After the public hearing on the budget was held at which no one came forward to speak, House opened the budget question discussion preceding the vote by saying, “Adding 20 cents on to the tax rate doesn’t balance this budget.” He was told that the $2.55 tax rate could be maintained because $814,000 was being shifted from the Capital Projects Fund.
House then stated, “We never voted on it.” He added that usually the budget has been “fine tuned” at the June board meeting, but that hadn’t happened this year. Director Justin Jackson offered, “It’s (the money in the Capital Project’s Fund) has been put aside as a ‘rainy day fund,’ and now it’s raining.”
Interim Chief Paul Bourgeoise indicated he approved by noting that because of recent fire engine purchases and other capital monies expended, “I don’t anticipate any major capital expenditures for several years.”
This finalized budget is a more than $4 million increase from the 2011-2012 budget of $13,598,00 that had been decreased from the previous year. The increased funding will raise the tax rate from $2.35 last year to $2.55 for the upcoming year. The new $2.55 base rate, coupled with the unchanged 22 cents bond tax rate, will bring the total tax rate to $2.77, one of the highest rates in the district’s history, but well under the cap of $3.25.
The rationale for increased expenditures included the staffing of Station 265 that just opened, and to that end and to fill vacancies, the addition of 11 new fire recruit employees who have just completed their training. (These firefighters were introduced at the July 3 meeting.)
Also affecting the tax rate rise was the fact that the district’s net assessed valuation has dropped approximately 5.5 percent for the upcoming year.
After the meeting, when House was asked why he voted “no” on the budget, he said, “I had some ideas to cut the budget and keep the tax rate lower.

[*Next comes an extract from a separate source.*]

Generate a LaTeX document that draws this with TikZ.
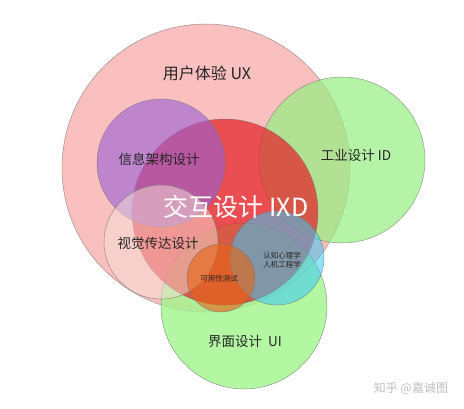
\documentclass[tikz,border=0pt]{standalone}
\usepackage{fontspec}
\newfontfamily\cjk{Noto Sans CJK SC}
\begin{document}
\begin{tikzpicture}[x=1pt,y=-1pt,
  venn/.style={circle,inner sep=0pt,draw=black!55,line width=0.5pt,draw opacity=0.7},
  lbl/.style={font=\cjk,text=black!85,inner sep=0pt}]
\useasboundingbox[fill=white] (0,0) rectangle (464,408);
% circles
\node[venn,minimum size=288pt,fill={rgb,255:red,250;green,188;blue,188},fill opacity=0.95] (ux) at (206,168) {};
\node[venn,minimum size=166pt,fill={rgb,255:red,150;green,240;blue,130},fill opacity=0.7] (id) at (342,160) {};
\node[venn,minimum size=166pt,fill={rgb,255:red,160;green,245;blue,140},fill opacity=0.8] (ui) at (244,306) {};
\node[venn,minimum size=186pt,fill={rgb,255:red,228;green,35;blue,40},fill opacity=0.72] (ixd) at (225,212) {};
\node[venn,minimum size=128pt,fill={rgb,255:red,150;green,95;blue,215},fill opacity=0.6] (ia) at (161,163) {};
\node[venn,minimum size=114pt,fill={rgb,255:red,245;green,225;blue,215},fill opacity=0.5] (vc) at (161,242) {};
\node[venn,minimum size=94pt,fill={rgb,255:red,60;green,200;blue,245},fill opacity=0.55] (cg) at (277,258) {};
\node[venn,minimum size=68pt,fill={rgb,255:red,230;green,100;blue,20},fill opacity=0.6] (us) at (221,278) {};
% labels
\node[lbl,font=\cjk\fontsize{16}{19}\selectfont] (tux) at (207,73) {用户体验 UX};
\node[lbl,font=\cjk\fontsize{13.5}{16}\selectfont] (tia) at (159,159) {信息架构设计};
\node[lbl,font=\cjk\fontsize{13.5}{16}\selectfont] (tid) at (356,155) {工业设计 ID};
\node[lbl,font=\cjk\fontsize{25}{30}\selectfont,text=white] (tixd) at (236,207) {交互设计 IXD};
\node[lbl,font=\cjk\fontsize{13.5}{16}\selectfont] (tvc) at (158,243) {视觉传达设计};
\node[lbl,font=\cjk\fontsize{7.5}{9.5}\selectfont,align=left] (tcg) at (282,260) {认知心理学\\人机工程学};
\node[lbl,font=\cjk\fontsize{7.5}{9}\selectfont] (tus) at (219,279) {可用性测试};
\node[lbl,font=\cjk\fontsize{13.5}{16}\selectfont] (tui) at (245,341) {界面设计\ \ UI};
\node[lbl,font=\cjk\fontsize{12}{14}\selectfont,text=black!25] (wm) at (411,388) {知乎 @嘉诚图};
\end{tikzpicture}
\end{document}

This is what my constituents wanted, and I listen to the people who elect me to represent them.”
“I tried to bring these ideas up when the budget was being discussed, but nobody else wanted to talk about them,” he emphasized. “I had the guts to vote ‘no.’” from Fire Board, A-1 An informational sheet passed by fire district officials early in the budget consideration theorized that even with a rise of 20 cents in the base tax rate, most homeowners, because of the general drop in assessed valuations, will not see a significant rise in their taxes.
In other business, the board unanimously agreed to remove the fire chief’s position from the AJFD (Personnel) Classification System, allowing the board of directors leeway in drafting a contract with the fire chief and including whatever conditions and compensation they can negotiate.
During the discussion on this agenda item, board members agreed with Weaver who cited the advantages of this arrangement being that the board could better “spell things out” in the contract, and they also could offer more competitive salaries and conditions over the long term to candidates they wanted. “It would give us more control and involvement,” said Weaver. “And we have learned the hard way about the relationship between the chief and the board and the other employees.”